Guaranty Trust Co. v. Commissioner
Headline: Court affirms that a deceased partner’s share of partnership profits for both the prior fiscal year and the months before his death are taxable in his calendar-year income, affecting estates and surviving partners.
Holding:
- Estates must report partnership profits ascertained and paid during the decedent’s tax year.
- Executors may owe tax on partnership income from multiple accounting periods in one year.
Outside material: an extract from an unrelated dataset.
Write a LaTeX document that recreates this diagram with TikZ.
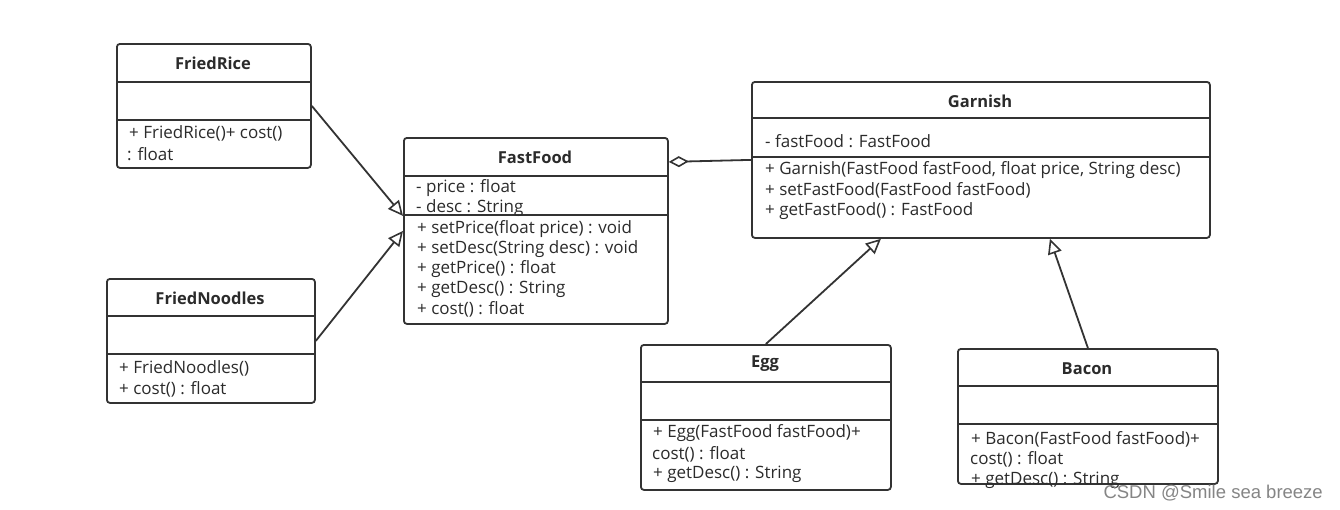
\documentclass[tikz,border=0pt]{standalone}
\usepackage{fontspec}
\setmainfont{Open Sans}
\newfontfamily\wmfont{Liberation Sans}
\usetikzlibrary{arrows.meta}
\definecolor{ln}{HTML}{333333}
\definecolor{tx}{HTML}{2B2B2B}
\tikzset{
  cls/.style={draw=ln, line width=1.8pt, rounded corners=3pt, anchor=north west, inner sep=0pt},
  ttl/.style={font=\bfseries\fontsize{16.5}{19}\selectfont, text=tx, anchor=center, inner sep=0pt},
  mem/.style={font=\fontsize{17}{19}\selectfont, text=tx, anchor=west, inner sep=0pt, yshift=-1.5pt},
  sep/.style={draw=ln, line width=1.8pt},
  gen/.style={draw=ln, line width=1.8pt, -{Triangle[open,length=15pt,width=14pt,line width=1.6pt]}},
  agg/.style={draw=ln, line width=1.8pt, {Diamond[open,length=20pt,width=11pt,line width=1.6pt]}-},
}
\begin{document}
\begin{tikzpicture}[x=1pt,y=-1pt]
\fill[white] (0,0) rectangle (1340,509);
\useasboundingbox (0,0) rectangle (1340,509);

% FriedRice
\node[cls, minimum width=194pt, minimum height=124pt] (fr) at (116,43) {};
\draw[sep] (fr.west |- 0,82) -- (fr.east |- 0,82);
\draw[sep] (fr.west |- 0,120) -- (fr.east |- 0,120);
\node[ttl] (frt) at (213,63) {FriedRice};
\node[mem] (fr1) at (129,132) {+ FriedRice()+ cost()};
\node[mem] (fr2) at (127,153) {: float};

% FriedNoodles
\node[cls, minimum width=208pt, minimum height=124pt] (fn) at (106,278) {};
\draw[sep] (fn.west |- 0,316) -- (fn.east |- 0,316);
\draw[sep] (fn.west |- 0,354) -- (fn.east |- 0,354);
\node[ttl] (fnt) at (210,298) {FriedNoodles};
\node[mem] (fn1) at (119,367) {+ FriedNoodles()};
\node[mem] (fn2) at (119,388) {+ cost() : float};

% FastFood
\node[cls, minimum width=264pt, minimum height=186pt] (ff) at (403,137) {};
\draw[sep] (ff.west |- 0,176) -- (ff.east |- 0,176);
\draw[sep] (ff.west |- 0,215) -- (ff.east |- 0,215);
\node[ttl] (fft) at (535,157) {FastFood};
\node[mem] (ff1) at (416,187) {- price : float};
\node[mem] (ff2) at (416,207) {- desc : String};
\node[mem] (ff3) at (417,228) {+ setPrice(float price) : void};
\node[mem] (ff4) at (417,248) {+ setDesc(String desc) : void};
\node[mem] (ff5) at (417,268) {+ getPrice() : float};
\node[mem] (ff6) at (417,288) {+ getDesc() : String};
\node[mem] (ff7) at (417,308) {+ cost() : float};

% Garnish
\node[cls, minimum width=458pt, minimum height=156pt] (gn) at (751,81) {};
\draw[sep] (gn.west |- 0,118) -- (gn.east |- 0,118);
\draw[sep] (gn.west |- 0,157) -- (gn.east |- 0,157);
\node[ttl] (gnt) at (980,101) {Garnish};
\node[mem] (gn1) at (765,140) {- fastFood : FastFood};
\node[mem] (gn2) at (765,169) {+ Garnish(FastFood fastFood, float price, String desc)};
\node[mem] (gn3) at (765,189) {+ setFastFood(FastFood fastFood)};
\node[mem] (gn4) at (765,210) {+ getFastFood() : FastFood};

% Egg
\node[cls, minimum width=250pt, minimum height=145pt] (egg) at (640,344) {};
\draw[sep] (egg.west |- 0,382) -- (egg.east |- 0,382);
\draw[sep] (egg.west |- 0,420) -- (egg.east |- 0,420);
\node[ttl] (eggt) at (765,364) {Egg};
\node[mem] (egg1) at (653,432) {+ Egg(FastFood fastFood)+};
\node[mem] (egg2) at (652,453) {cost() : float};
\node[mem] (egg3) at (653,473) {+ getDesc() : String};

% Bacon
\node[cls, minimum width=260pt, minimum height=135pt] (bc) at (957,348) {};
\draw[sep] (bc.west |- 0,386) -- (bc.east |- 0,386);
\draw[sep] (bc.west |- 0,424) -- (bc.east |- 0,424);
\node[ttl] (bct) at (1087,369) {Bacon};
\node[mem] (bc1) at (971,438) {+ Bacon(FastFood fastFood)+};
\node[mem] (bc2) at (970,458) {cost() : float};
\node[mem] (bc3) at (971,479) {+ getDesc() : String};

% connectors
\draw[gen] (fr.east) -- ([yshift=15pt]ff.west);
\draw[gen] (fn.east) -- (ff.west);
\draw[agg] ([yshift=69pt]ff.east) -- (gn.west);
\draw[gen] (egg.north) -- ([xshift=-100pt]gn.south);
\draw[gen] (bc.north) -- ([xshift=69pt]gn.south);

% watermark
\node[font=\wmfont\fontsize{18.5}{20}\selectfont, text=black!48, anchor=east, inner sep=0pt] (wm) at (1323,493) {CSDN @Smile sea breeze};
\end{tikzpicture}
\end{document}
- Partners and small businesses must mind accounting dates when a partner dies.
Summary
Background
The decedent was a partner in a New York firm whose fiscal year ended July 31. The firm agreed to continue from August 1. The partner died December 16, 1933. The partnership made an accounting to the date of death and later paid the decedent’s share for August 1 to December 16 to his executor. The decedent and firm kept cash-basis books and the decedent filed calendar-year returns. The executor included the partner’s share for the year ending July 31, but omitted the share earned between August 1 and the date of death. The Commissioner assessed a deficiency; the Board of Tax Appeals sided with the executor but the Court of Appeals reversed. The Supreme Court took the case.
Reasoning
The central question was whether the partner’s distributive share of partnership profits for both the fiscal year ending July 31 and the short period from August 1 to death had to be included in the partner’s 1933 taxable income. The Court explained that a partner’s right to profits is fixed by partnership accounting and that income is taxable when the right to receive it accrues or when it is received. Reading the tax-code provisions together, the Court concluded that the partner’s distributive share must be included in his taxable year if it becomes payable or is ascertained during that year, even when the amounts derive from more than one partnership accounting period.
Real world impact
The decision means estates and executors must report and pay tax on partnership profits that were ascertained and paid within the decedent’s taxable year, even if those profits derive from two different partnership accountings. Surviving partners and small businesses should expect that partnership accounting dates can determine when income is taxable for former partners or their estates. The ruling interprets the revenue acts to tax income based on when rights to it are fixed, not solely by keeping totals within a single twelve-month partnership period.
Dissents or concurrances
Two Justices stated they would have reversed the judgment, indicating disagreement with the majority’s conclusion, though no full dissenting opinion appears in the text.